If you have knee pain after sitting with your knee bent for a long time or with any of the following activities (stair climbing, squatting, kneeling, jumping, running), you may have patellofemoral pain syndrome (PFPS). How could you find out for sure?
PFPS is usually diagnosed by the history and an examination of the knee. If your pain is brought on by pressing directly on the patella (kneecap) when the leg is held straight or you experience tenderness underneath along the side edges of the patella, you may have PFPS.
Other telltale signs are pain with resisted knee extension and pain when the patella is compressed against the femur (thigh bone) when you tighten the quadriceps muscle (an isometric contraction) with the knee slightly bent.
What causes this problem? That's been the focus of many, many studies. For sure there is a problem with the way the patella moves up and down over the knee. But what causes this maltracking?
There are many possible factors and it's likely that more than one occur at a time. There could be an odd shape to the patella or an abnormal position of the patella. Or there may be some muscular imbalances -- in particular in the quadriceps muscle. That's the large muscle along the front of your thigh. It's called "quadriceps" because it has four separate parts.
When the quadriceps muscle contracts and pulls evenly on the patella, it moves up and down over the knee joint in the middle where it belongs. But if the lateral quadriceps along the outside edge of the patella pulls more than the medial quadriceps along the inside border, then maltracking and eventually patellofemoral pain syndrome (PFPS) can occur.
To find out more about the role of the vastus medialis obliquus (referred to as the "VMO") a group of researchers from Belgium conducted a new study. They used MRIs to measure the size of the VMO in two groups of people.
Group one were patients diagnosed with PFPS. They ranged in ages from 12 to 40 years old.
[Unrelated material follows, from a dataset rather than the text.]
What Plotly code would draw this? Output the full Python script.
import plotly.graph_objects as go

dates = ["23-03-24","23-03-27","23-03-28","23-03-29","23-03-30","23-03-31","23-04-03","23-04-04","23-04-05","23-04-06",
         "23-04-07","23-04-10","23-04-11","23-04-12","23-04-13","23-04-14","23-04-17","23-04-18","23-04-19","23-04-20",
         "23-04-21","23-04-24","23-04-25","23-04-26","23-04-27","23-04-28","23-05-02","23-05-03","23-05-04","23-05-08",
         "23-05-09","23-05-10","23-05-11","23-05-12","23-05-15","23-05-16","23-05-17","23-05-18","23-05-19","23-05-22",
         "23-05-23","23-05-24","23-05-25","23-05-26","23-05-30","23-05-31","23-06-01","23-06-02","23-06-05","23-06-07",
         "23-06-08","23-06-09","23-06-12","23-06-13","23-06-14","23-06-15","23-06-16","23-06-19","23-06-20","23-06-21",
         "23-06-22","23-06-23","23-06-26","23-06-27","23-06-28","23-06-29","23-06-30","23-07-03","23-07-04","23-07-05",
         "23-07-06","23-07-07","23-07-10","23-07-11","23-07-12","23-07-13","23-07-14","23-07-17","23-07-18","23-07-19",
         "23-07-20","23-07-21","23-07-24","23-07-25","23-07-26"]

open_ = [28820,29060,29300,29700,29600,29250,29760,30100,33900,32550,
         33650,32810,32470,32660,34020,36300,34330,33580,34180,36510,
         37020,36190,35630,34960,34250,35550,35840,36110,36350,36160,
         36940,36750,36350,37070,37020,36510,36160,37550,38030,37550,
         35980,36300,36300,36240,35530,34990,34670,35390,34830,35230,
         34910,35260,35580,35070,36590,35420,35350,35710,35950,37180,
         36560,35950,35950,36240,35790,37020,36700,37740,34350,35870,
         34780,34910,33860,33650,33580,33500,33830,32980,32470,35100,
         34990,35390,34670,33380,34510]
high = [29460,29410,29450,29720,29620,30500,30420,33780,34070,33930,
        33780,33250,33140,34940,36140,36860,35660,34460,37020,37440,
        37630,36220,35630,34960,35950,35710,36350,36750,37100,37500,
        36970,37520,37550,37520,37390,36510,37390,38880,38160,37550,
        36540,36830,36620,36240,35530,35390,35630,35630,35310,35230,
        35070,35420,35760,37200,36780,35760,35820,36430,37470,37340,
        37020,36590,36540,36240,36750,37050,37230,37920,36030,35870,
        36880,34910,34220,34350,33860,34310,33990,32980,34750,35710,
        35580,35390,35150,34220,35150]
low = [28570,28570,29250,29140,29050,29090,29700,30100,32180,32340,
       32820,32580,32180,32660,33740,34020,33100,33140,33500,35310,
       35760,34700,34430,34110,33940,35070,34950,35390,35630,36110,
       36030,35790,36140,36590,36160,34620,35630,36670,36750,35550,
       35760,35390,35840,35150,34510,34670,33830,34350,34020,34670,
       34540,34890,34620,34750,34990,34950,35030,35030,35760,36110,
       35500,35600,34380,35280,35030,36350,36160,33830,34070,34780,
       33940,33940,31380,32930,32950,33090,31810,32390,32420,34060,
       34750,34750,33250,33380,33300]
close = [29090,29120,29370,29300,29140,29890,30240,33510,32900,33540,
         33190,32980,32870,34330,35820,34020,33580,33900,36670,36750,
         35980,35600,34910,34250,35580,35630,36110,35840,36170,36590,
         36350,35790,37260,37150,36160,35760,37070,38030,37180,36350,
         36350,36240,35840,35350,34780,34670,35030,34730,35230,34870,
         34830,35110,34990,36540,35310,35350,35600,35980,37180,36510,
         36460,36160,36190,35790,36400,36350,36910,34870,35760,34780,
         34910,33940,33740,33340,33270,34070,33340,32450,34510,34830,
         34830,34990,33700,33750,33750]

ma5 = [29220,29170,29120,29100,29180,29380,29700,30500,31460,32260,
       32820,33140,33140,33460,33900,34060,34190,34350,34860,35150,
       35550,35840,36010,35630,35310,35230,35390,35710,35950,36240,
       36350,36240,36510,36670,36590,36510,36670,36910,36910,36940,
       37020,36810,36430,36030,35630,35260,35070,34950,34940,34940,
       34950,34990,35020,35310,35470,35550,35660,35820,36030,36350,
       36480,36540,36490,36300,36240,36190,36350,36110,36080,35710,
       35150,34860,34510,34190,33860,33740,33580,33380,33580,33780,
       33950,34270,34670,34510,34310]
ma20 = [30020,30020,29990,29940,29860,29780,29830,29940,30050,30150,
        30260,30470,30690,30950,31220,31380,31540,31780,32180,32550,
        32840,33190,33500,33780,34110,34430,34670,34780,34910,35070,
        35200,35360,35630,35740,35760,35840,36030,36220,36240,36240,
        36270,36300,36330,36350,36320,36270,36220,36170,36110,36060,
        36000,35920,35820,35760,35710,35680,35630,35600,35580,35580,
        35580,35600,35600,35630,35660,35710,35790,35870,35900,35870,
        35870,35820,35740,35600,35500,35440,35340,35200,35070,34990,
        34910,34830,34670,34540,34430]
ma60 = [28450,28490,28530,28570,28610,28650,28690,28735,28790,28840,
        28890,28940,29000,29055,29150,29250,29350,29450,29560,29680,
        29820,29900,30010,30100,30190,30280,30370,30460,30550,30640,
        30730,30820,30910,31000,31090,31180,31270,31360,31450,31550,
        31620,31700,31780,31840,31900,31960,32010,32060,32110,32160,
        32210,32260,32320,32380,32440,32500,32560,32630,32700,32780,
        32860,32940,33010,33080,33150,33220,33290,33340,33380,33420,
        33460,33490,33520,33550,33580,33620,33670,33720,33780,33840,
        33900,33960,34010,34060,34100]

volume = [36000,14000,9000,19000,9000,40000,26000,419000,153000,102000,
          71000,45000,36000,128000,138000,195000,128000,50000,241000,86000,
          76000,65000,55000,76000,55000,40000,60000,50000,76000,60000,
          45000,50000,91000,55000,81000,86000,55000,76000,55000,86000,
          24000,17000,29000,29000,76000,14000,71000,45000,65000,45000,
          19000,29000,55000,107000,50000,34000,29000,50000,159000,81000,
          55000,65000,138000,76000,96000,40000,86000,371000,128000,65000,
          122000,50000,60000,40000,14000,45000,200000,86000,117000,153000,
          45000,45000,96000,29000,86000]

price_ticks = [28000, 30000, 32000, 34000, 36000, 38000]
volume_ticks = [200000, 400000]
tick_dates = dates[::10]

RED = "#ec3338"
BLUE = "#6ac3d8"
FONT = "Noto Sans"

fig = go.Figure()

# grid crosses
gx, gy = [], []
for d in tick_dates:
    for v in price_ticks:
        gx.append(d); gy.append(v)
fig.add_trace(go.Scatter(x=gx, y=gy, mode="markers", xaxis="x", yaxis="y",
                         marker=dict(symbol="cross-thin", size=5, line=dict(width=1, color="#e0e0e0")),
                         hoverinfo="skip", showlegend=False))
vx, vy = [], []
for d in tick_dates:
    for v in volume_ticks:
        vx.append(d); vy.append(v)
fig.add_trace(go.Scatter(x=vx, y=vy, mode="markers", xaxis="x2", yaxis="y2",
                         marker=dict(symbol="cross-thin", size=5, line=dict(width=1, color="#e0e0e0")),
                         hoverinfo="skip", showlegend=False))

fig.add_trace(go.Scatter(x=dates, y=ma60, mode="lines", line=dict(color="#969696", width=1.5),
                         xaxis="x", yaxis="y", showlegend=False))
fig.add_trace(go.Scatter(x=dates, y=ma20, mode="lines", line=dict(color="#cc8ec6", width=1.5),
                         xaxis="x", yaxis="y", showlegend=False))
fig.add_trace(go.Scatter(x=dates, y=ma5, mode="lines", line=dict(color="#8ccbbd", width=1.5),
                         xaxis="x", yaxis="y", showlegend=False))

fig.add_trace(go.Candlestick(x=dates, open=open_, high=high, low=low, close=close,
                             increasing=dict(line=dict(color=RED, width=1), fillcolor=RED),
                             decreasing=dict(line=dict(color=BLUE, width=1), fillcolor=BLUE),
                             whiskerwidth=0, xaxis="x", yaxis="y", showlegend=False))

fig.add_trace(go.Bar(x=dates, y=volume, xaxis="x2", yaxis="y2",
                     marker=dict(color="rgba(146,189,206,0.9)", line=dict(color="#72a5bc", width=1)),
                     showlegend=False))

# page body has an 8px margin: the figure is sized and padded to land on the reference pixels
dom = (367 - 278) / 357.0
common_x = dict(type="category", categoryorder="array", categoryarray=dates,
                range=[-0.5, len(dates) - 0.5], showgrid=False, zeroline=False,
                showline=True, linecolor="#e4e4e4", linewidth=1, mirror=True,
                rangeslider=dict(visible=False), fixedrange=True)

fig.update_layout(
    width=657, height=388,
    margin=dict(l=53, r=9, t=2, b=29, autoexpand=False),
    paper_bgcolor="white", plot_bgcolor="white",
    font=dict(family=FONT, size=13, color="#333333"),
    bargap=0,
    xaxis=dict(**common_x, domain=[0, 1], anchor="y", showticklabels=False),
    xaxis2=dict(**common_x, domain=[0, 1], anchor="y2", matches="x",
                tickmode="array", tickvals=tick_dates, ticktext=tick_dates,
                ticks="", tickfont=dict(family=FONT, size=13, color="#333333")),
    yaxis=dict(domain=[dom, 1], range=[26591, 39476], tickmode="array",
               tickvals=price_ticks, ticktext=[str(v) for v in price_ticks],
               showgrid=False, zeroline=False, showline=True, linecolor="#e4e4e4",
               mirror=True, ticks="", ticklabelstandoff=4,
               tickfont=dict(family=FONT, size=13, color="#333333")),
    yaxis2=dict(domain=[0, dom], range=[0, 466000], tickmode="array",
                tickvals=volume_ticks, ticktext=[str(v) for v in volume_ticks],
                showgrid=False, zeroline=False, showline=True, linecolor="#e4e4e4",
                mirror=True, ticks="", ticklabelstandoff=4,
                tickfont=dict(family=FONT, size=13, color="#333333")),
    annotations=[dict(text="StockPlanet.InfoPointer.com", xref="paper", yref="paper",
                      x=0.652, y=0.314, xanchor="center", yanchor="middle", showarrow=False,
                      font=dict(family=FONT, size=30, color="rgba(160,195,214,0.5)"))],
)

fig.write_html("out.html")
Group two were considered "normal" controls -- they did not have any knee pain and no sign of PFPS. They were matched by age, similar body type, activity level and sex (male and female).
Special equipment was used to hold the legs still so no muscle contraction would occur during the MRI test. The results were sent to a computer that had a special software program to measure and compare the size of the vastus medialis obliquus (VMO). The measurement was just muscle fibers without any fat, blood vessels, or nerves included.
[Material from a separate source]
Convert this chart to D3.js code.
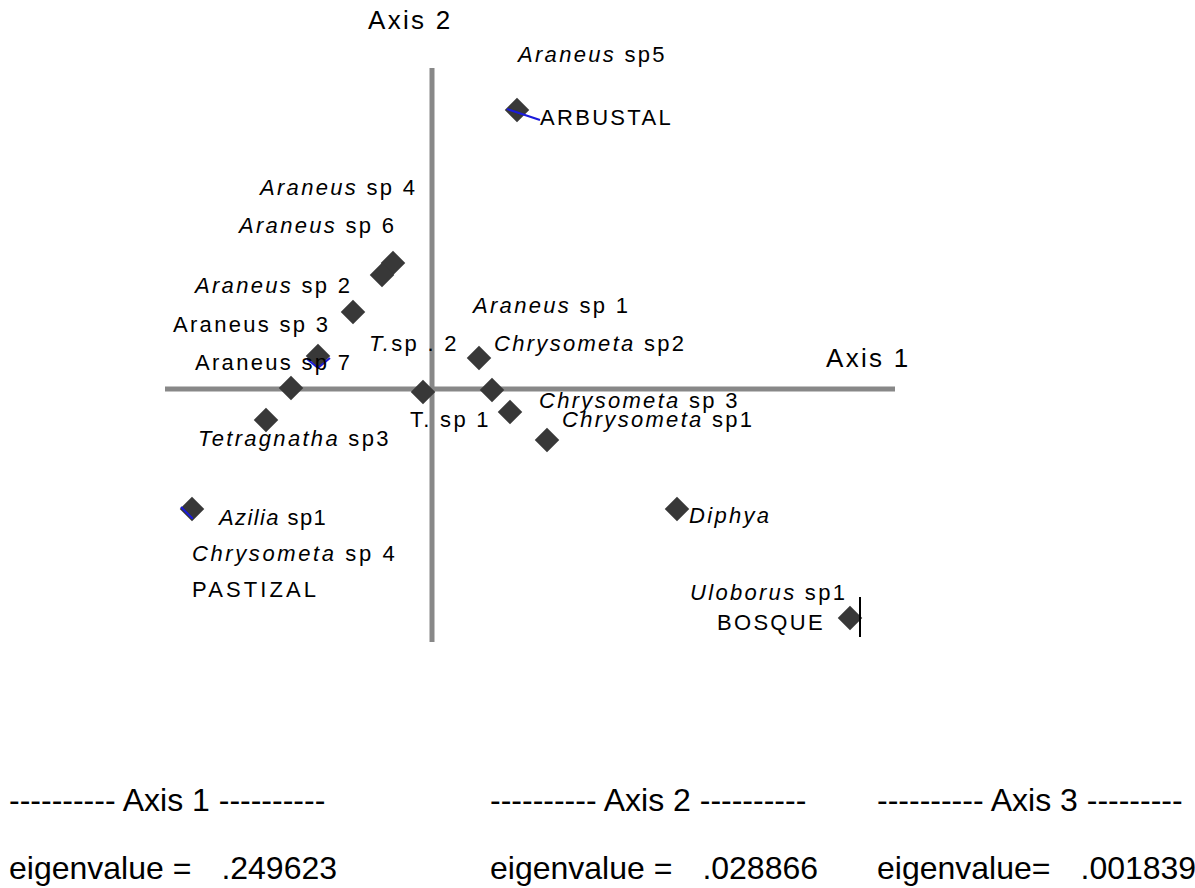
<!DOCTYPE html>
<html>
<head>
<meta charset="utf-8">
<script src="https://cdn.jsdelivr.net/npm/d3@7"></script>
<style>
  html, body { margin: 0; padding: 0; background: #fff; }
  text { font-family: "Liberation Sans", Arial, sans-serif; fill: #000; white-space: pre; }
</style>
</head>
<body>
<div id="chart"></div>
<script>

// site / species scores on the two ordination axes
const pointAxis1 = [0.85, -0.39, -0.50, -0.79, -1.14, -1.41, -0.09, -1.66, 0.47, 0.60, 0.78, 1.15, -2.40, 2.45, 4.18];
const pointAxis2 = [2.79, 1.26, 1.14, 0.77, 0.33, 0.01, -0.03, -0.31, 0.31, -0.01, -0.23, -0.51, -1.20, -1.20, -2.29];

// labels: italic genus part, plain part, anchor in axis units
const labelItalic = ['Araneus', '', 'Araneus', 'Araneus', 'Araneus', '', '', 'T.', 'Araneus', 'Chrysometa',
  'Chrysometa', '', 'Chrysometa', 'Tetragnatha', 'Azilia', 'Chrysometa', '', 'Diphya', 'Uloborus', ''];
const labelPlain = [' sp5', 'ARBUSTAL', ' sp 4', ' sp 6', ' sp 2', 'Araneus sp 3', 'Araneus sp 7', 'sp . 2', ' sp 1', ' sp2',
  ' sp 3', 'T. sp 1', ' sp1', ' sp3', ' sp1', ' sp 4', 'PASTIZAL', '', ' sp1', 'BOSQUE'];
const labelAxis1 = [0.86, 1.08, -1.72, -1.93, -2.37, -2.59, -2.37, -0.63, 0.41, 0.62,
  1.07, -0.22, 1.30, -2.34, -2.13, -2.40, -2.40, 2.57, 2.58, 2.85];
const labelAxis2 = [3.27, 2.64, 1.94, 1.56, 0.96, 0.57, 0.19, 0.38, 0.76, 0.38,
  -0.19, -0.38, -0.38, -0.57, -1.36, -1.72, -2.08, -1.34, -2.11, -2.41];

// stray vector strokes left in the original plot
const vectorAxis1 = [[0.75, 1.08], [-1.25, -1.14, -1.02], [-2.51, -2.40, -2.40], [4.28, 4.28]];
const vectorAxis2 = [[2.80, 2.69], [0.30, 0.21, 0.31], [-1.18, -1.29, -1.30], [-2.08, -2.48]];
const vectorColor = ['#1a1adb', '#1a1adb', '#1a1adb', '#000'];

const axisTitles = ['Axis 1', 'Axis 2'];
const eigenHeaders = ['---------- Axis 1 ----------', '---------- Axis 2 ----------', '---------- Axis 3 ---------'];
const eigenLabels = ['eigenvalue =', 'eigenvalue =', 'eigenvalue='];
const eigenValues = ['.249623', '.028866', '.001839'];

const width = 1195;
const height = 888;

const svg = d3.select('#chart')
  .append('svg')
  .attr('width', width)
  .attr('height', height);

const x = d3.scaleLinear().domain([-2.67, 4.63]).range([165, 895]);
const y = d3.scaleLinear().domain([-2.53, 3.21]).range([642, 68]);

// cross-hair axes
svg.append('line')
  .attr('x1', x(-2.67)).attr('x2', x(4.63))
  .attr('y1', y(0)).attr('y2', y(0))
  .style('stroke', '#888').style('stroke-width', 5);
svg.append('line')
  .attr('x1', x(0)).attr('x2', x(0))
  .attr('y1', y(3.21)).attr('y2', y(-2.53))
  .style('stroke', '#888').style('stroke-width', 5);

// diamonds
const diamond = d3.symbol().type(d3.symbolSquare).size(300);
svg.selectAll('path.pt')
  .data(pointAxis1)
  .enter()
  .append('path')
  .attr('class', 'pt')
  .attr('d', diamond)
  .attr('transform', (d, i) => `translate(${x(d)}, ${y(pointAxis2[i])}) rotate(45)`)
  .style('fill', '#383838');

// vector strokes
const lineGen = d3.line().x(d => x(d[0])).y(d => y(d[1]));
svg.selectAll('path.vec')
  .data(vectorAxis1)
  .enter()
  .append('path')
  .attr('class', 'vec')
  .attr('d', (d, i) => lineGen(d.map((v, j) => [v, vectorAxis2[i][j]])))
  .style('fill', 'none')
  .style('stroke', (_, i) => vectorColor[i])
  .style('stroke-width', 2);

// species / site labels, typed with widened character spacing
const spacingOverride = { 14: 1.4, 15: 2.6, 16: 3.1 };
const labels = svg.selectAll('text.lab')
  .data(labelAxis1)
  .enter()
  .append('text')
  .attr('class', 'lab')
  .attr('x', d => x(d))
  .attr('y', (d, i) => y(labelAxis2[i]))
  .style('font-size', '22px')
  .style('letter-spacing', (_, i) => (i in spacingOverride ? spacingOverride[i] : 2.3) + 'px');
labels.append('tspan')
  .style('font-style', 'italic')
  .text((_, i) => labelItalic[i]);
labels.append('tspan')
  .text((_, i) => labelPlain[i]);

// axis titles
svg.append('text')
  .attr('x', x(0) - 64)
  .attr('y', 29)
  .style('font-size', '26px')
  .style('letter-spacing', '2.3px')
  .text(axisTitles[1]);
svg.append('text')
  .attr('x', x(3.94))
  .attr('y', y(0) - 22)
  .style('font-size', '26px')
  .style('letter-spacing', '2.3px')
  .text(axisTitles[0]);

// eigenvalue table
const colX = [9, 490, 877];
svg.selectAll('text.hdr')
  .data(eigenHeaders)
  .enter()
  .append('text')
  .attr('class', 'hdr')
  .attr('x', (_, i) => colX[i])
  .attr('y', 811)
  .style('font-size', '32px')
  .text(d => d);

const eig = svg.selectAll('text.eig')
  .data(eigenValues)
  .enter()
  .append('text')
  .attr('class', 'eig')
  .attr('x', (_, i) => colX[i])
  .attr('y', 879)
  .style('font-size', '32px');
eig.append('tspan').text((_, i) => eigenLabels[i]);
eig.append('tspan').attr('dx', 30).text(d => d);

</script>
</body>
</html>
They found that the cross-sectional area of the VMO was indeed smaller at the patellar level in the patients diagnosed with patellofemoral pain syndrome (PFPS). In fact, the entire quadriceps muscle was smaller in the PFPS group when measured at the midthigh level.
But these findings don't answer the question: which came first -- the PFPS or the change in muscle size? Maybe people born with a smaller vastus medialis obliquus (VMO) are more likely to develop PFPS. Or maybe the pain of PFPS leads to inactivity and the muscle begins to waste away and get smaller.
Understanding the cause and effect of VMO size and PFPS will be the focus of a future study. The authors also suggest looking at muscle strength as it relates to the size of the VMO in different people.
For now we know that there is atrophy of the VMO in patients with patellofemoral pain syndrome. This is new information that hasn't been published before. And since we know the VMO is important in stabilizing the patella during knee motion, it seems logical that the smaller size of this portion of the quadriceps could be a key to directing prevention and treatment.
Reference: Els Pattyn, PT, et al. Vastus Medialis Obliquus Atrophy. In The American Journal of Sports Medicine. July 2011. Vol. 39. No. 7. Pp. 1450-1455.